I feel honored to belong to the bloodline of someone with the courage and
fortitude to take that first step onto a plane which would take him to a
foreign land where he might die because he
thought what he was doing was right. I
even see the value of being witness to his struggle to live some semblance of a
life after his return because it made the cost of hollow patriotism and war more poignant and starkly
genuine for me than any movie, book or television commercial could have.
Despite that - or maybe because of it, I also share the balance I feel we each owe the men and women of his ilk. But it doesn't
arise for the idea that they are fighting for me, my way of life, or God,
mother and country as I have been instructed by the classical definition of patriotism.
The debt I carry comes from what I owe another human being who has been
hurt, who has been battered and scared, who has watched hope, optimism and
faith die in front of them. It is the debt
created by being a member of the human tribe and I know it isn't paid by roasting
weenies and waving flags or buying red, white and blue paper plates.
As a nation we have turned 'patriotic' into garish comedies of consumerism,
lip-service, empty gestures and work-free revelries. We use it as a
synthetic excuse for copious amounts of posturing and braggadocio, tri-colored,
party favors and self-centered, over-indulgence. But patriotism is not a time to cut loose and get stupid. It's a heavy burden, a responsibility taken on by citizens which carries a profoundly steep price. Being
the daughter of a career
solider taught me this. War leaves a bloody streak on every soul it touches and no one
marches out of it unchanged. Active-duty service always ends in a dying of one sort or
another and if we could grasp the reality of that
as individuals, as a nation, then perhaps we wouldn't be so ridiculously thoughtless of the sacrifice of others.
In my mind, patriotism should have a vastly different flavor
than the one we have fashioned for it. First off, if we are so determined to make war, both overtly and covertly, the reality of it should be a part of our daily lives. It
should be about tending neglected, forgotten graves and burying the flag-draped coffins we're not supposed to think about on any day but the last Monday in May. It should be about helping the service-men and
women who move through our culture struggling to rejoin society and healing the soldiers who return suffering wounds, amputations and life-altering traumas. Instead of barbecue, beer and brats, it
should taste more like compassion, humility, accountability and respect for the fragility of human life.
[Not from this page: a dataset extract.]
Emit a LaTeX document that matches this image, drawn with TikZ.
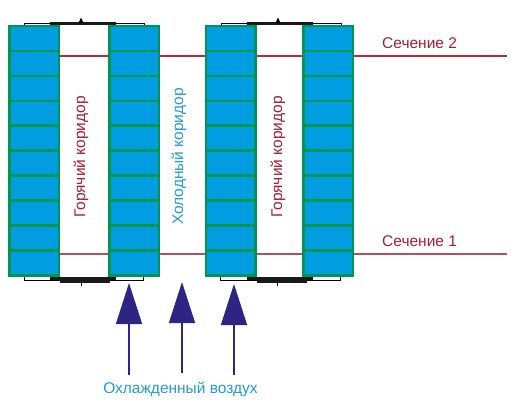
\documentclass[tikz,border=0pt]{standalone}
\usepackage{fontspec}
\setmainfont{Liberation Sans}
\usepackage{xcolor}
\usetikzlibrary{arrows.meta,positioning}
\definecolor{rackblue}{RGB}{0,158,224}
\definecolor{rackgreen}{RGB}{0,150,80}
\definecolor{hotred}{RGB}{166,30,50}
\definecolor{linered}{RGB}{190,40,60}
\definecolor{lowred}{RGB}{178,80,95}
\definecolor{coldblue}{RGB}{35,155,215}
\definecolor{airnavy}{RGB}{46,36,131}

\tikzset{
  cell/.style={draw=rackgreen, fill=rackblue, line width=2.7pt, minimum width=49.5pt, minimum height=24.95pt, inner sep=0pt, outer sep=0pt},
  airflow/.style={draw=airnavy, line width=1.5pt, -{Triangle[length=41pt,width=26pt,fill=airnavy]}},
  hotlabel/.style={text=hotred, font=\fontsize{15.5}{18}\selectfont},
  coldlabel/.style={text=coldblue, font=\fontsize{15.5}{18}\selectfont},
  capthin/.style={draw=black, line width=0.9pt},
  capthick/.style={fill=black!90, draw=none}
}

\begin{document}
\begin{tikzpicture}[x=1pt, y=-1pt]
  \useasboundingbox (0,0) rectangle (514,402);
  % section lines
  \coordinate (s2a) at (59,56);
  \coordinate (s2b) at (507,56);
  \coordinate (s1a) at (59,254);
  \coordinate (s1b) at (507,254);
  \draw[linered, line width=1.5pt] (s2a) -- (s2b);
  \draw[lowred, line width=1.5pt] (s1a) -- (s1b);
  % racks
  \foreach \rack/\cx in {a/34.25, b/134.25, c/230.75, d/328.25} {
    \foreach \row in {1,...,10} {
      \node[cell] (\rack\row) at (\cx, {26+24.95*(\row-0.5)}) {};
    }
  }
  % top covers
  \draw[capthin] (24.5,25) -- (24.5,23.5) -- (144,23.5) -- (144,25);
  \fill[capthick] (50,22) rectangle (116,25);
  \fill[black] (78.5,23) -- (81,17.5) -- (83.5,23) -- cycle;
  \draw[capthin] (221.5,25) -- (221.5,23) -- (341,23) -- (341,25);
  \fill[capthick] (247,22) rectangle (313,25);
  \fill[black] (275.5,23) -- (278,17.5) -- (280.5,23) -- cycle;
  % bottom covers
  \draw[capthin] (24.5,277) -- (24.5,280.5) -- (143,280.5) -- (143,277);
  \fill[capthick] (50,276.5) rectangle (116,279.5);
  \fill[capthick] (60,279.5) rectangle (110,283);
  \draw[black, line width=1pt] (81,283) -- (81,286);
  \draw[capthin] (220.5,277) -- (220.5,280.5) -- (340,280.5) -- (340,277);
  \fill[capthick] (247,276.5) rectangle (313,279.5);
  \fill[capthick] (257,279.5) rectangle (307,283);
  \draw[black, line width=1pt] (277.5,283) -- (277.5,286);
  % labels
  \node[hotlabel, rotate=90] (hot1) at (81,157) {Горячий коридор};
  \node[coldlabel, rotate=90] (cold) at (179,156.5) {Холодный коридор};
  \node[hotlabel, rotate=90] (hot2) at (278,157) {Горячий коридор};
  \node[hotlabel, anchor=west, inner sep=0pt] (sec2) at (382,43) {Сечение 2};
  \node[hotlabel, anchor=west, inner sep=0pt] (sec1) at (382,241) {Сечение 1};
  \node[coldlabel, inner sep=0pt] (air) at (180.5,389) {Охлажденный воздух};
  % air arrows
  \coordinate (f1) at (129,375);
  \coordinate (t1) at (129,283);
  \coordinate (f2) at (182,373);
  \coordinate (t2) at (182,282);
  \coordinate (f3) at (234,375);
  \coordinate (t3) at (234,284);
  \draw[airflow] (f1) -- (t1);
  \draw[airflow] (f2) -- (t2);
  \draw[airflow] (f3) -- (t3);
\end{tikzpicture}
\end{document}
For me, patriotism came at a very steep cost; shouldering pain born from sacrifice. Meeting that debt can only be found in aiding those who come home wounded: emotionally, physically, and
psychologically. In giving up the funds, housing our disenfranchised,
homeless veterans and fighting for legislation to care
for those our politicians have so impersonally used and neglected. It's
paid by showing compassion for the families and loved ones left behind with whatever help you can give. It is holding
our politicians responsible for approaching foreign affairs like an
endless game of Risk®, demanding transparency from our Government, and
agreeing to making sacrifice in the name of conflict ONLY when we agree
there is no other way to protect our homes, our families and our lives.